Yair Golan wins Labor party leadership primary with whopping 95% of vote

Sam Sokol is the Times of Israel's political correspondent. He was previously a reporter for the Jerusalem Post, Jewish Telegraphic Agency and Haaretz. He is the author of "Putin’s Hybrid War and the Jews"

Yair Golan at his headquarters in Tel Aviv hours before being announced the winner of the Labor party's leadership election, May 28, 2024. (Avshalom Sassoni/Flash90)
Yair Golan at his headquarters in Tel Aviv hours before being announced the winner of the Labor party's leadership election, May 28, 2024. (Avshalom Sassoni/Flash90)

Ex-Meretz MK and former IDF deputy chief Yair Golan, who has pledged to “unify all leftist parties in Israel” into a single bloc, wins the Labor party primary with 95.15 percent of the vote.

He beats longtime Labor activist Azi Nagar (0.77%), billionaire socialist and online gambling magnate Avi Shaked (1.89%), and attorney and anti-corruption activist Itai Leshem (1.76%).

Throughout the day, 31,353 Labor members, 60.6% of those eligible, voted in the primary to replace outgoing chairwoman Merav Michaeli.

A former IDF Northern Front and Home Front commander, Golan, 61, now a general in the reserves, was passed over for the position of IDF chief of staff in 2018, after a 2016 speech in which he likened contemporary trends in Israel to the “disturbing processes” that took place in Europe in the run-up to the Holocaust.
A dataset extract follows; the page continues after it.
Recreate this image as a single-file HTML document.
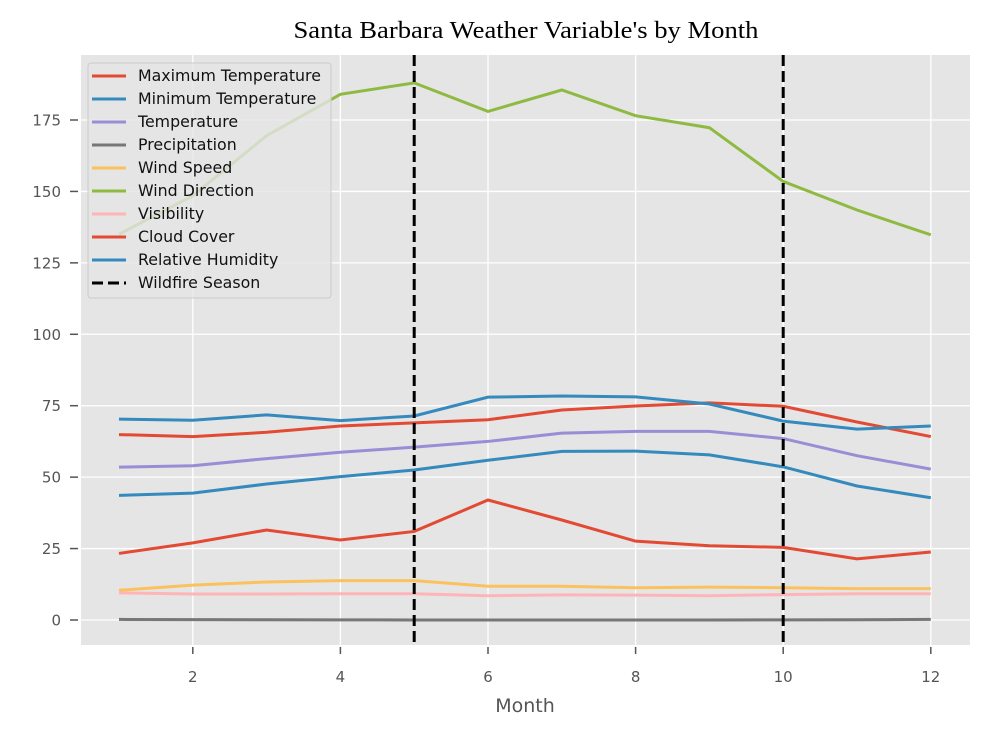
<!DOCTYPE html>
<html><head><meta charset="utf-8"><style>
body{margin:0;background:#fff;}
svg text{font-family:"DejaVu Sans","Liberation Sans",sans-serif;}
</style></head><body>
<svg width="990" height="735" viewBox="0 0 990 735" xmlns="http://www.w3.org/2000/svg">
<rect x="0" y="0" width="990" height="735" fill="#fff"/>
<rect x="81" y="55" width="889" height="590" fill="#e5e5e5"/>
<g id="grid"></g>
<g id="series"></g>
<g id="vlines"></g>
<g id="ticks"></g>
<text x="526" y="38" text-anchor="middle" font-size="24" textLength="465" lengthAdjust="spacingAndGlyphs" style="font-family:'Liberation Serif',serif">Santa Barbara Weather Variable's by Month</text>
<text x="525" y="712" text-anchor="middle" font-size="19" fill="#555">Month</text>
<g id="legend"></g>
</svg>
<script>
const months=[1,2,3,4,5,6,7,8,9,10,11,12];
const maxTemp=[64.9,64.2,65.7,67.9,69.0,70.1,73.5,74.9,76.0,74.8,69.3,64.2];
const minTemp=[43.6,44.4,47.6,50.2,52.5,55.9,59.0,59.1,57.8,53.6,46.9,42.8];
const temp=[53.5,54.0,56.5,58.7,60.5,62.5,65.4,66.0,66.0,63.5,57.5,52.8];
const precip=[0.2,0.15,0.1,0.05,0.02,0.01,0,0,0.01,0.05,0.1,0.2];
const windSpeed=[10.4,12.2,13.3,13.8,13.8,11.8,11.8,11.3,11.5,11.3,11.0,11.0];
const windDir=[135,148.5,169.5,184,188,178,185.5,176.5,172.3,153.5,143.5,134.8];
const visibility=[9.5,9.1,9.1,9.2,9.2,8.5,8.8,8.7,8.5,8.9,9.2,9.2];
const cloudCover=[23.3,27,31.5,28,31,42,35,27.6,26,25.4,21.4,23.8];
const humidity=[70.3,69.9,71.8,69.8,71.4,78,78.4,78.1,75.6,69.6,66.8,67.9];
const wildfire=[5,10];
const xTicks=[2,4,6,8,10,12];
const yTicks=[0,25,50,75,100,125,150,175];
const NS="http://www.w3.org/2000/svg";
const X=m=>119+(m-1)*73.8;
const Y=v=>620-v*500/175;
function mk(t,a,p){const e=document.createElementNS(NS,t);for(const k in a)e.setAttribute(k,a[k]);p.appendChild(e);return e;}
const grid=document.getElementById('grid'),ticks=document.getElementById('ticks');
xTicks.forEach(t=>{const l=mk('line',{x1:X(t),x2:X(t),y1:55,y2:645,stroke:'#fff','stroke-width':1.3},grid);

mk('line',{x1:X(t),x2:X(t),y1:647,y2:654,stroke:'#555','stroke-width':1.5},ticks);
const tx=mk('text',{x:X(t),y:682,'text-anchor':'middle','font-size':15,fill:'#555'},ticks);tx.textContent=t;
});
yTicks.forEach(t=>{const l=mk('line',{x1:81,x2:970,y1:Y(t),y2:Y(t),stroke:'#fff','stroke-width':1.3},grid);

mk('line',{x1:70,x2:78,y1:Y(t),y2:Y(t),stroke:'#555','stroke-width':1.5},ticks);
const tx=mk('text',{x:61,y:Y(t)+5.5,'text-anchor':'end','font-size':15,fill:'#555'},ticks);tx.textContent=t;
});
const series=[["Maximum Temperature",maxTemp,"#E24A33"],["Minimum Temperature",minTemp,"#348ABD"],["Temperature",temp,"#988ED5"],["Precipitation",precip,"#777777"],["Wind Speed",windSpeed,"#FBC15E"],["Wind Direction",windDir,"#8EBA42"],["Visibility",visibility,"#FFB5B8"],["Cloud Cover",cloudCover,"#E24A33"],["Relative Humidity",humidity,"#348ABD"]];
const sg=document.getElementById('series');
series.forEach(s=>{const p=mk('polyline',{points:months.map((m,i)=>X(m)+','+Y(s[1][i])).join(' '),fill:'none',stroke:s[2],'stroke-width':3},sg);
});
const vg=document.getElementById('vlines');
wildfire.forEach(w=>{const l=mk('line',{x1:X(w),x2:X(w),y1:55,y2:645,stroke:'#000','stroke-width':3,'stroke-dasharray':'11,5'},vg);
});
const lg=document.getElementById('legend');
const box=mk('rect',{x:88,y:63,width:243,height:235,rx:3,fill:'#e5e5e5','fill-opacity':0.8,stroke:'#ccc'},lg);

const entries=series.map(s=>[s[0],s[2],false]).concat([["Wildfire Season","#000",true]]);
entries.forEach((e,i)=>{const y=76+i*23;
const l=mk('line',{x1:92,x2:126,y1:y,y2:y,stroke:e[1],'stroke-width':3},lg);
if(e[2])l.setAttribute('stroke-dasharray','11,5');
const t=mk('text',{x:138,y:y+5,'font-size':15.8,fill:'#111'},lg);t.textContent=e[0];
});
</script>
</body></html>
He later served as deputy economy minister during the short-lived, ideologically diverse coalition led by Naftali Bennett and Yair Lapid, and then made a failed bid for the leadership of Meretz ahead of the last elections.

The retired general made headlines and received accolades last year when he headed to the front lines of Hamas’s October 7 onslaught on his own initiative and rescued many partygoers fleeing the massacre at the Supernova music festival.

Addressing an online campaign event in March, Golan said that he had sworn “to reestablish the Zionist left in Israel” and was running in the Labor primary “to unify all leftist parties in Israel, all members of the protest movement who are willing to fight for the destiny of Israel, for Israel as a democratic liberal state.”